··· Input material

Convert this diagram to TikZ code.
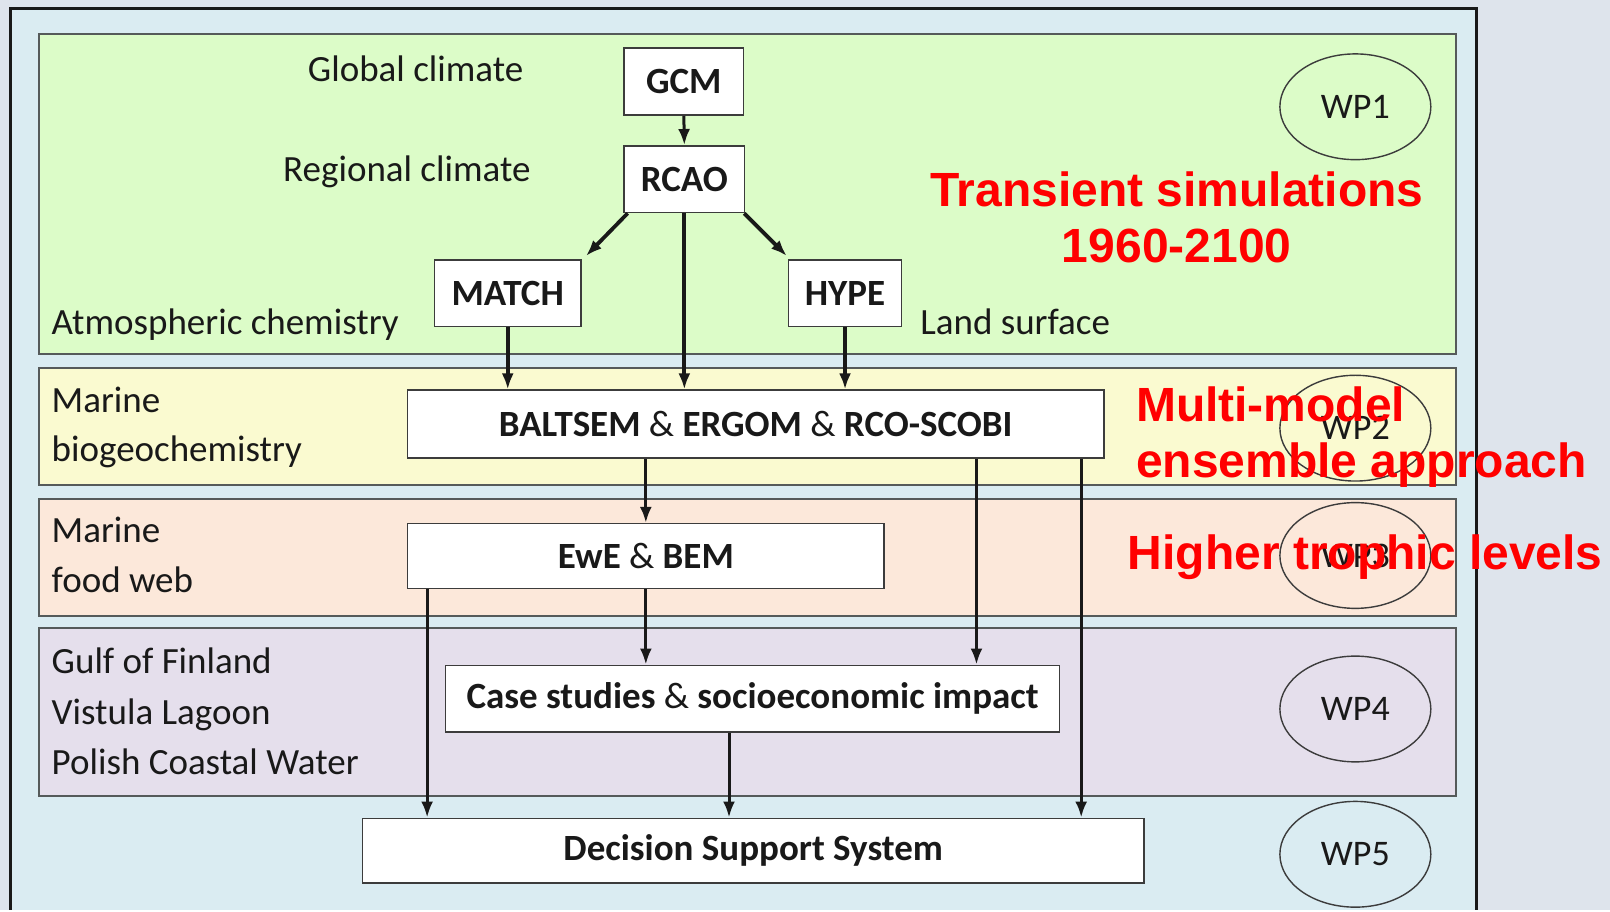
\documentclass[tikz,border=0pt]{standalone}
\usepackage{fontspec}
\setmainfont{Carlito}
\newfontfamily\redfont{Liberation Sans}
\usetikzlibrary{arrows.meta,shapes.geometric,calc}
\newlength\ux
\setlength\ux{0.5135pt}
\definecolor{outbg}{RGB}{222,228,236}
\definecolor{inbg}{RGB}{218,236,242}
\definecolor{gband}{RGB}{220,252,200}
\definecolor{yband}{RGB}{250,250,208}
\definecolor{oband}{RGB}{252,232,218}
\definecolor{pband}{RGB}{229,223,236}
\definecolor{bandline}{RGB}{85,90,90}
\definecolor{boxline}{RGB}{60,60,60}
\definecolor{txt}{RGB}{25,25,25}
\definecolor{redtxt}{RGB}{255,0,0}
\begin{document}
\begin{tikzpicture}[x=0.5135pt,y=-0.5135pt,
  band/.style={draw=bandline,line width=1pt},
  box/.style={draw=boxline,fill=white,line width=0.8pt,inner sep=0pt,font=\bfseries\fontsize{18.5}{22}\selectfont,text=txt},
  lbl/.style={font=\fontsize{18.5}{22}\selectfont,text=txt,inner sep=0pt},
  wp/.style={draw=boxline,line width=0.7pt,ellipse,inner sep=0pt,minimum width=147\ux,minimum height=103\ux,font=\fontsize{18}{22}\selectfont,text=txt},
  redlbl/.style={font=\redfont\bfseries\fontsize{24}{28}\selectfont,text=redtxt,inner sep=0pt},
  arr/.style={line width=1.5pt,draw=txt,-{Latex[length=8pt,width=6pt]}},
  thickarr/.style={arr,line width=1.9pt}]
% background
\fill[outbg] (0,0) rectangle (1568,886);
\fill[inbg] (10,8) rectangle (1438,886);
\draw[draw=txt,line width=1.5pt] (10,886) -- (10,8) -- (1438,8) -- (1438,886);
% bands
\draw[band,fill=gband] (38,33) rectangle (1418,345);
\draw[band,fill=yband] (38,358) rectangle (1418,472);
\draw[band,fill=oband] (38,486) rectangle (1418,600);
\draw[band,fill=pband] (38,612) rectangle (1418,775);
% WP ellipses
\node[wp] (wp1) at (1320,104) {WP1};
\node[wp] (wp2) at (1320,417) {WP2};
\node[wp] (wp3) at (1320,541) {WP3};
\node[wp] (wp4) at (1320,690.5) {WP4};
\node[wp] (wp5) at (1320,832) {WP5};
% boxes
\node[box,minimum width=116\ux,minimum height=65\ux] (gcm) at (666,79.5) {GCM};
\node[box,minimum width=117\ux,minimum height=65\ux] (rcao) at (666.5,174.5) {RCAO};
\node[box,minimum width=143\ux,minimum height=65\ux] (match) at (494.5,285.5) {MATCH};
\node[box,minimum width=110\ux,minimum height=65\ux] (hype) at (823,285.5) {HYPE};
\node[box,minimum width=678\ux,minimum height=66\ux] (balt) at (736,413) {BALTSEM {\mdseries\&} ERGOM {\mdseries\&} RCO-SCOBI};
\node[box,minimum width=464\ux,minimum height=63\ux] (ewe) at (629,541.5) {EwE {\mdseries\&} BEM};
\node[box,minimum width=598\ux,minimum height=65\ux] (case) at (733,680.5) {Case studies {\mdseries\&} socioeconomic impact};
\node[box,minimum width=761\ux,minimum height=63\ux] (dss) at (733.5,828.5) {Decision Support System};
% labels
\node[lbl,anchor=base east] (glob) at (510,79.5) {Global climate};
\node[lbl,anchor=base east] (reg) at (517,177) {Regional climate};
\node[lbl,anchor=base west] (atm) at (50,326) {Atmospheric chemistry};
\node[lbl,anchor=base west] (land) at (896,326) {Land surface};
\node[lbl,anchor=base west] (mar1) at (50,402) {Marine};
\node[lbl,anchor=base west] (mar2) at (50,449.5) {biogeochemistry};
\node[lbl,anchor=base west] (fw1) at (50,528.5) {Marine};
\node[lbl,anchor=base west] (fw2) at (50,577) {food web};
\node[lbl,anchor=base west] (gof) at (50,655.5) {Gulf of Finland};
\node[lbl,anchor=base west] (vis) at (50,706) {Vistula Lagoon};
\node[lbl,anchor=base west] (pol) at (50,754) {Polish Coastal Water};
% connector x positions
\coordinate (x416) at (416,0);
\coordinate (x629) at (629,0);
\coordinate (x710) at (710,0);
\coordinate (x951) at (951,0);
\coordinate (x1053) at (1053,0);
% arrows
\draw[arr] (gcm.south) -- (rcao.north);
\draw[thickarr] ($(rcao.south west)+(4,0)$) -- ($(match.north east)+(4,-3)$);
\draw[thickarr] ($(rcao.south east)+(-1,0)$) -- ($(hype.north west)+(-1,-3)$);
\draw[thickarr] (rcao.south) -- (rcao.south |- balt.north);
\draw[thickarr] (match.south) -- (match.south |- balt.north);
\draw[thickarr] (hype.south) -- (hype.south |- balt.north);
\draw[arr] (balt.south -| x629) -- (ewe.north -| x629);
\draw[arr] (ewe.south -| x629) -- (case.north -| x629);
\draw[arr] (balt.south -| x951) -- (case.north -| x951);
\draw[arr] (balt.south -| x1053) -- (dss.north -| x1053);
\draw[arr] (ewe.south -| x416) -- (dss.north -| x416);
\draw[arr] (case.south -| x710) -- (dss.north -| x710);
% red text
\node[redlbl,anchor=base] (tr1) at (1146,201) {Transient simulations};
\node[redlbl,anchor=base] (tr2) at (1146,256) {1960-2100};
\node[redlbl,anchor=base west] (mm1) at (1106,410.5) {Multi-model};
\node[redlbl,anchor=base west] (mm2) at (1106,465.5) {ensemble approach};
\node[redlbl,anchor=base west] (htl) at (1098,555) {Higher trophic levels};
\end{tikzpicture}
\end{document}
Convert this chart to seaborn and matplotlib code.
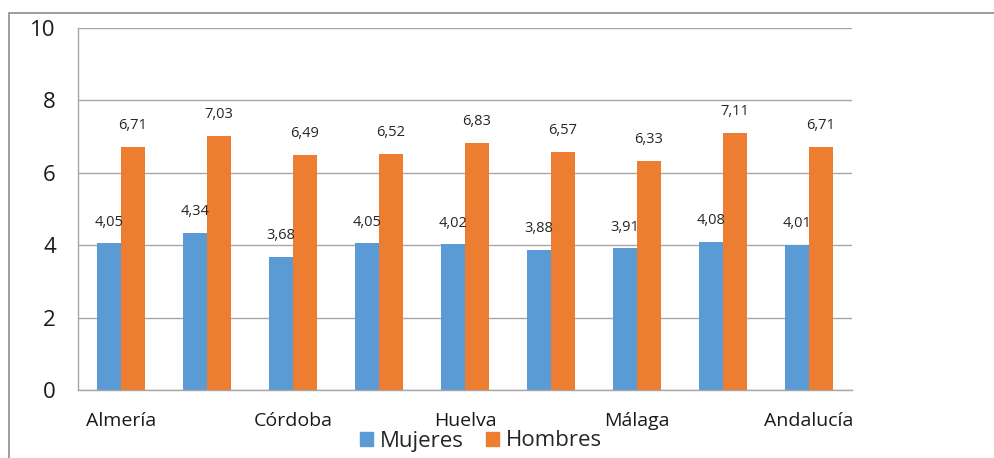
import matplotlib
matplotlib.use("Agg")
import matplotlib.pyplot as plt
import seaborn as sns
import pandas as pd
from matplotlib.patches import Rectangle

provincias = ["Almería", "Cádiz", "Córdoba", "Granada", "Huelva",
              "Jaén", "Málaga", "Sevilla", "Andalucía"]
mujeres = [4.05, 4.34, 3.68, 4.05, 4.02, 3.88, 3.91, 4.08, 4.01]
hombres = [6.71, 7.03, 6.49, 6.52, 6.83, 6.57, 6.33, 7.11, 6.71]
series = ["Mujeres", "Hombres"]
colores = ["#5B9BD5", "#ED7D31"]

df = pd.DataFrame({
    "provincia": provincias * 2,
    "valor": mujeres + hombres,
    "sexo": [series[0]] * len(provincias) + [series[1]] * len(provincias),
})

sns.set_theme(style="white")
plt.rcParams["font.family"] = ["Open Sans", "DejaVu Sans"]

fig = plt.figure(figsize=(9.95, 4.58), dpi=100)
ax = fig.add_axes([78 / 995, 1 - 390 / 458, (852 - 78) / 995, (390 - 28) / 458])

sns.barplot(data=df, x="provincia", y="valor", hue="sexo",
            palette=colores, width=0.56, gap=0, saturation=1,
            linewidth=0, ax=ax, legend=False)

# value labels above every bar
for cont in ax.containers:
    for bar in cont:
        h = bar.get_height()
        ax.annotate(f"{h:.2f}".replace(".", ","),
                    (bar.get_x() + bar.get_width() / 2, h),
                    xytext=(0, 10), textcoords="offset points",
                    ha="center", va="bottom", fontsize=10.5, color="#262626")

ax.set_ylim(0, 10)
ax.set_yticks(range(0, 11, 2))
ax.yaxis.grid(True, color="#A6A6A6", linewidth=1)
ax.set_axisbelow(True)
ax.tick_params(axis="y", length=0, pad=16, labelsize=16, labelcolor="#1a1a1a")
ax.tick_params(axis="x", length=0, pad=16, labelsize=14, labelcolor="#1a1a1a")
ax.set_xticks(range(len(provincias)))
ax.set_xticklabels([p if i % 2 == 0 else "" for i, p in enumerate(provincias)])
ax.set_xlabel("")
ax.set_ylabel("")
for s in ["top", "right"]:
    ax.spines[s].set_visible(False)
ax.spines["left"].set_color("#A6A6A6")
ax.spines["bottom"].set_color("#A6A6A6")
ax.spines["left"].set_linewidth(1)
ax.spines["bottom"].set_linewidth(1)

handles = [Rectangle((0, 0), 1, 1, color=c) for c in colores]
fig.legend(handles, series, loc="center", bbox_to_anchor=(481 / 995, 1 - 441 / 458),
           ncol=2, frameon=False, fontsize=16, handlelength=0.6, handleheight=0.6,
           handletextpad=0.3, columnspacing=1.0, borderpad=0)

# outer chart frame
fig.add_artist(Rectangle((9 / 995, -0.1), 1.2, 1 - 13 / 458 + 0.1,
                         transform=fig.transFigure, fill=False,
                         edgecolor="#8c8c8c", linewidth=1.2))

fig.savefig("out.png", dpi=100)
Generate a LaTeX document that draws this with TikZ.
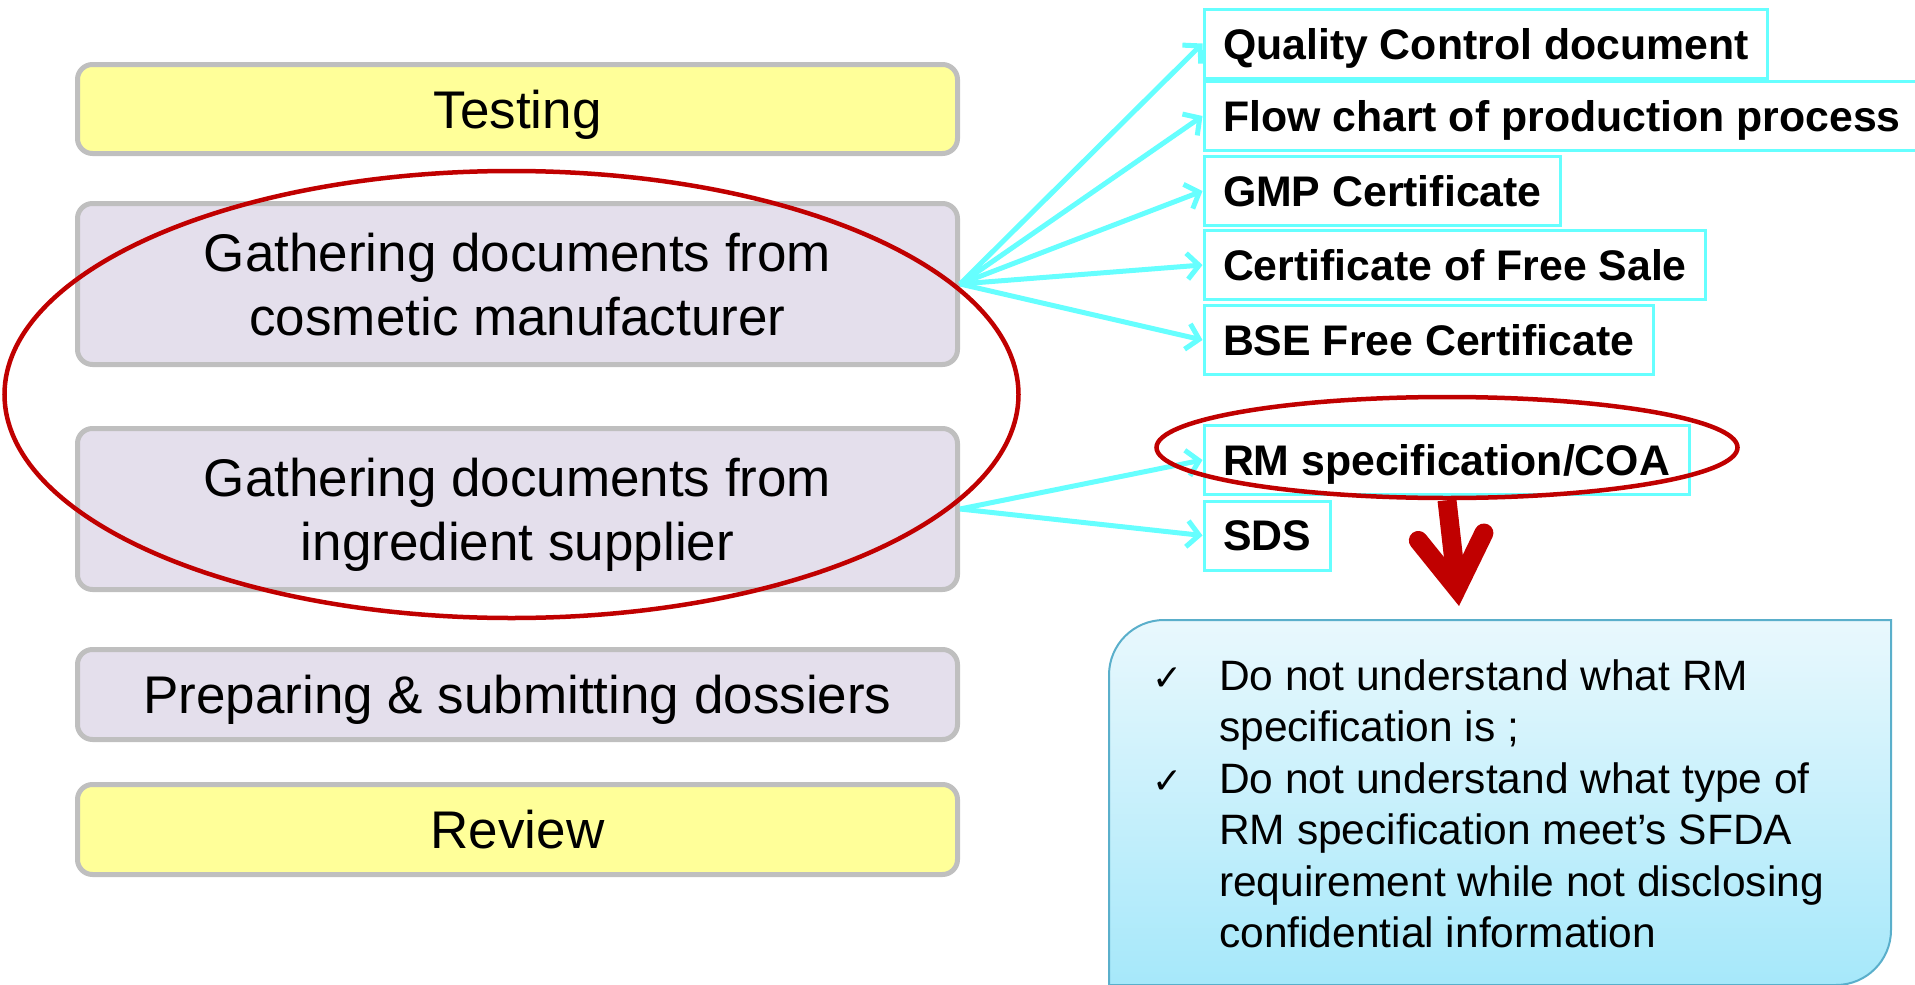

······

▶ _Aim_: Looking at the entries above, say how many lines contain the word "matplotlib". Only the number is wanted.

▶ _Task answer_: 5